# DIRECTIONS
Set the listing down again in full, word for word, with the pictures left out.

# RECORDED INFORMATION

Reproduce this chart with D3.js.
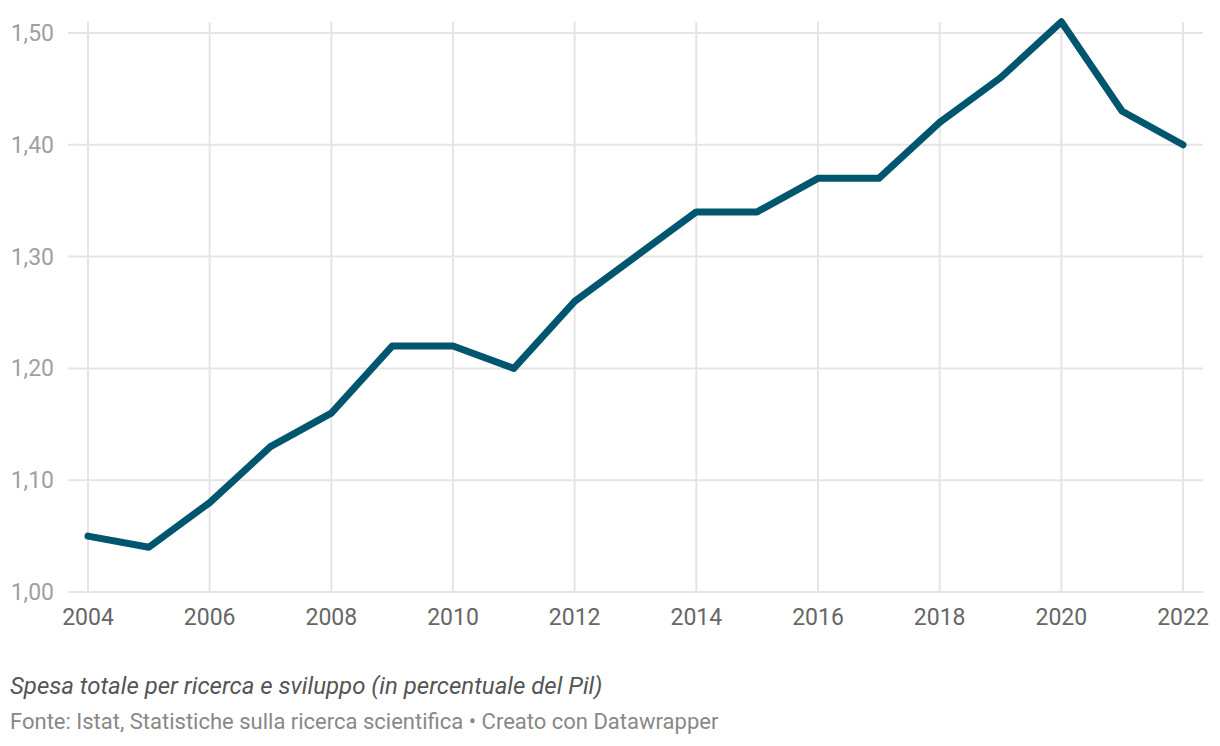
<!DOCTYPE html>
<meta charset="utf-8">
<script src="https://d3js.org/d3.v7.min.js"></script>
<style>
  body { margin: 0; background: #fff; font-family: Roboto, sans-serif; }
</style>
<div id="chart"></div>
<script>

// data
var years = [2004, 2005, 2006, 2007, 2008, 2009, 2010, 2011, 2012, 2013, 2014, 2015, 2016, 2017, 2018, 2019, 2020, 2021, 2022];
var values = [1.05, 1.04, 1.08, 1.13, 1.16, 1.22, 1.22, 1.20, 1.26, 1.30, 1.34, 1.34, 1.37, 1.37, 1.42, 1.46, 1.51, 1.43, 1.40];
var yTicks = [1.0, 1.1, 1.2, 1.3, 1.4, 1.5];
var xTicks = [2004, 2006, 2008, 2010, 2012, 2014, 2016, 2018, 2020, 2022];
var caption = "Spesa totale per ricerca e sviluppo (in percentuale del Pil)";
var source = "Fonte: Istat, Statistiche sulla ricerca scientifica • Creato con Datawrapper";

var W = 1220, H = 746;

var svg = d3.select("#chart")
  .append("svg")
    .attr("width", W)
    .attr("height", H);

var x = d3.scaleLinear()
  .domain([2004, 2022])
  .range([88, 1183]);

var y = d3.scaleLinear()
  .domain([1.0, 1.5])
  .range([592, 33]);

var fmt = function(d) { return d3.format(".2f")(d).replace(".", ","); };

// horizontal grid
svg.append("g")
  .selectAll("line")
  .data(yTicks)
  .enter()
  .append("line")
    .attr("x1", 68)
    .attr("x2", 1203)
    .attr("y1", function(d) { return y(d); })
    .attr("y2", function(d) { return y(d); })
    .attr("stroke", "#e5e5e5")
    .attr("stroke-width", 2);

// vertical grid
svg.append("g")
  .selectAll("line")
  .data(xTicks)
  .enter()
  .append("line")
    .attr("x1", function(d) { return x(d); })
    .attr("x2", function(d) { return x(d); })
    .attr("y1", 22)
    .attr("y2", 592)
    .attr("stroke", "#e5e5e5")
    .attr("stroke-width", 2);

// y labels
svg.append("g")
  .selectAll("text")
  .data(yTicks)
  .enter()
  .append("text")
    .attr("x", 54)
    .attr("y", function(d) { return y(d); })
    .attr("dy", "0.35em")
    .attr("text-anchor", "end")
    .style("font-size", "23px")
    .style("fill", "#a0a0a0")
    .text(fmt);

// x labels
svg.append("g")
  .selectAll("text")
  .data(xTicks)
  .enter()
  .append("text")
    .attr("x", function(d) { return x(d); })
    .attr("y", 625)
    .attr("text-anchor", "middle")
    .style("font-size", "23px")
    .style("fill", "#666666")
    .text(function(d) { return d; });

// the line
svg.append("path")
  .datum(years.map(function(d, i) { return [d, values[i]]; }))
  .attr("d", d3.line()
    .x(function(d) { return x(d[0]); })
    .y(function(d) { return y(d[1]); })
  )
  .attr("fill", "none")
  .attr("stroke", "#00566f")
  .attr("stroke-width", 7)
  .attr("stroke-linejoin", "round")
  .attr("stroke-linecap", "round");

// footer
svg.append("text")
  .attr("x", 10)
  .attr("y", 694)
  .style("font-size", "24px")
  .style("font-style", "italic")
  .style("fill", "#555555")
  .text(caption);

svg.append("text")
  .attr("x", 10)
  .attr("y", 729)
  .style("font-size", "22px")
  .style("fill", "#888888")
  .text(source);

</script>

# WRITTEN ANSWER
Reproduce this chart with D3.js.
<!DOCTYPE html>
<meta charset="utf-8">
<script src="https://d3js.org/d3.v7.min.js"></script>
<style>
  body { margin: 0; background: #fff; font-family: Roboto, sans-serif; }
</style>
<div id="chart"></div>
<script>

// data
var years = [2004, 2005, 2006, 2007, 2008, 2009, 2010, 2011, 2012, 2013, 2014, 2015, 2016, 2017, 2018, 2019, 2020, 2021, 2022];
var values = [1.05, 1.04, 1.08, 1.13, 1.16, 1.22, 1.22, 1.20, 1.26, 1.30, 1.34, 1.34, 1.37, 1.37, 1.42, 1.46, 1.51, 1.43, 1.40];
var yTicks = [1.0, 1.1, 1.2, 1.3, 1.4, 1.5];
var xTicks = [2004, 2006, 2008, 2010, 2012, 2014, 2016, 2018, 2020, 2022];
var caption = "Spesa totale per ricerca e sviluppo (in percentuale del Pil)";
var source = "Fonte: Istat, Statistiche sulla ricerca scientifica • Creato con Datawrapper";

var W = 1220, H = 746;

var svg = d3.select("#chart")
  .append("svg")
    .attr("width", W)
    .attr("height", H);

var x = d3.scaleLinear()
  .domain([2004, 2022])
  .range([88, 1183]);

var y = d3.scaleLinear()
  .domain([1.0, 1.5])
  .range([592, 33]);

var fmt = function(d) { return d3.format(".2f")(d).replace(".", ","); };

// horizontal grid
svg.append("g")
  .selectAll("line")
  .data(yTicks)
  .enter()
  .append("line")
    .attr("x1", 68)
    .attr("x2", 1203)
    .attr("y1", function(d) { return y(d); })
    .attr("y2", function(d) { return y(d); })
    .attr("stroke", "#e5e5e5")
    .attr("stroke-width", 2);

// vertical grid
svg.append("g")
  .selectAll("line")
  .data(xTicks)
  .enter()
  .append("line")
    .attr("x1", function(d) { return x(d); })
    .attr("x2", function(d) { return x(d); })
    .attr("y1", 22)
    .attr("y2", 592)
    .attr("stroke", "#e5e5e5")
    .attr("stroke-width", 2);

// y labels
svg.append("g")
  .selectAll("text")
  .data(yTicks)
  .enter()
  .append("text")
    .attr("x", 54)
    .attr("y", function(d) { return y(d); })
    .attr("dy", "0.35em")
    .attr("text-anchor", "end")
    .style("font-size", "23px")
    .style("fill", "#a0a0a0")
    .text(fmt);

// x labels
svg.append("g")
  .selectAll("text")
  .data(xTicks)
  .enter()
  .append("text")
    .attr("x", function(d) { return x(d); })
    .attr("y", 625)
    .attr("text-anchor", "middle")
    .style("font-size", "23px")
    .style("fill", "#666666")
    .text(function(d) { return d; });

// the line
svg.append("path")
  .datum(years.map(function(d, i) { return [d, values[i]]; }))
  .attr("d", d3.line()
    .x(function(d) { return x(d[0]); })
    .y(function(d) { return y(d[1]); })
  )
  .attr("fill", "none")
  .attr("stroke", "#00566f")
  .attr("stroke-width", 7)
  .attr("stroke-linejoin", "round")
  .attr("stroke-linecap", "round");

// footer
svg.append("text")
  .attr("x", 10)
  .attr("y", 694)
  .style("font-size", "24px")
  .style("font-style", "italic")
  .style("fill", "#555555")
  .text(caption);

svg.append("text")
  .attr("x", 10)
  .attr("y", 729)
  .style("font-size", "22px")
  .style("fill", "#888888")
  .text(source);

</script>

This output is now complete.